Palestinian-American going on trial in U.S. over bombing conviction


(JTA) — A trial date was set for a naturalized American citizen of Palestinian descent who is accused of concealing a conviction in terrorist bombings in Israel.

Rasmieh Yousef Odeh will go to trial in U.S. District Court in Detroit on Nov. 4, but not with the original presiding judge. Paul Borman withdrew from the case last month after learning his family had a financial stake in the Jerusalem supermarket bombed in the terrorist attack.

In July, attorneys for Odeh filed a motion to recuse Borman because of his Jewish community ties.

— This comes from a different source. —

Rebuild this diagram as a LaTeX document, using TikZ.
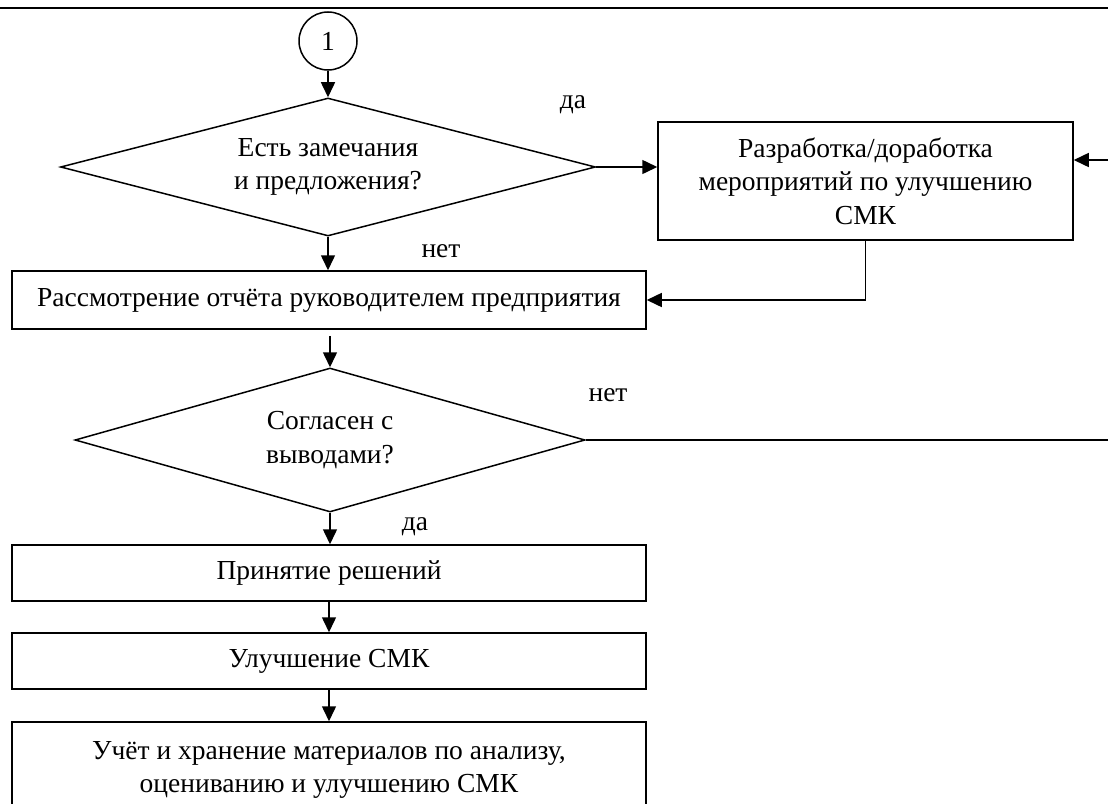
\documentclass[tikz,border=0pt]{standalone}
\usepackage{fontspec}
\setmainfont{Liberation Serif}
\usetikzlibrary{shapes.geometric,arrows.meta}

\begin{document}
\begin{tikzpicture}[x=1pt,y=-1pt,line width=1.5pt,font=\fontsize{27.5}{33.5}\selectfont,
	blk/.style={draw,rectangle,align=center,inner sep=0pt},
	rmb/.style={draw,diamond,align=center,inner sep=0pt,aspect=3.8},
	arr/.style={-{Triangle[length=15pt,width=14pt]}}]
			\useasboundingbox (0,0) rectangle (1108,803);
			\clip (0,0) rectangle (1108,803);
			\coordinate (t1) at (0,8);
			\coordinate (t2) at (1108,8);
			\coordinate (r1) at (1108,160);
			\coordinate (r2) at (1108,440);
			\draw[line width=2.8pt] (t1)--(t2);

			\node (k1)[draw,circle,minimum size=58pt,inner sep=0pt] at (328,41) {1};
			\node (d1)[rmb,minimum width=535pt,minimum height=138pt] at (328,167) {Есть замечания\\и предложения?};
			\node (a)[blk,minimum width=415pt,minimum height=118pt] at (865.5,181) {Разработка/доработка\\мероприятий по улучшению\\СМК};
			\node (b)[blk,minimum width=634pt,minimum height=58pt] at (329,300) {Рассмотрение отчёта руководителем предприятия};
			\node (d2)[rmb,minimum width=510pt,minimum height=144pt] at (330,440) {Согласен с\\выводами?};
			\node (c)[blk,minimum width=634pt,minimum height=56pt] at (329,573) {Принятие решений};
			\node (e)[blk,minimum width=634pt,minimum height=56pt] at (329,661) {Улучшение СМК};
			\node (f)[blk,minimum width=634pt,minimum height=96pt] at (329,770) {Учёт и хранение материалов по анализу,\\оцениванию и улучшению СМК};

			\node (y1) at (573,105) {да};
			\node (n1) at (441,251) {нет};
			\node (n2) at (608,395) {нет};
			\node (y2) at (415,527) {да};

			\draw[arr] (k1)--(d1);
			\draw[arr] (d1.east)--(d1.east -| a.west);
			\draw[arr] (r1)--(r1 -| a.east);
			\draw[arr] (a.south) |- (b.east);
			\draw[arr] (d1.south)--(d1.south |- b.north);
			\draw[arr,shorten <=6pt] (d2.north |- b.south)--(d2.north);
			\draw (d2.east)--(r2);
			\draw[arr] (d2.south)--(d2.south |- c.north);
			\draw[arr] (c)--(e);
			\draw[arr] (e)--(f);
		\end{tikzpicture}
\end{document}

Borman and his wife have donated at least $3 million to the Jewish Federation of Metropolitan Detroit.

Odeh, the associate director of the Arab American Action Network in Chicago, faces up to 10 years in prison for lying about her past in order to immigrate, and could be stripped of her U.S. citizenship. She was arrested last October in Chicago.

She was convicted in Israel in 1970 and sentenced to life in prison for her participation in the 1969 bombings of a Jerusalem supermarket and the British Consulate, when she was 22. The supermarket attack killed two and injured several others; the consulate bomb failed to detonate.

Israeli authorities said the attacks were planned by the Popular Front for the Liberation of Palestine, which the United States designated as a terrorist organization in 1995.

Odeh was released in 1980 in a prisoner exchange between Israel and the Popular Front. She came to the United States from Jordan in 1995 and became a naturalized citizen in 2004, according to the federal indictment.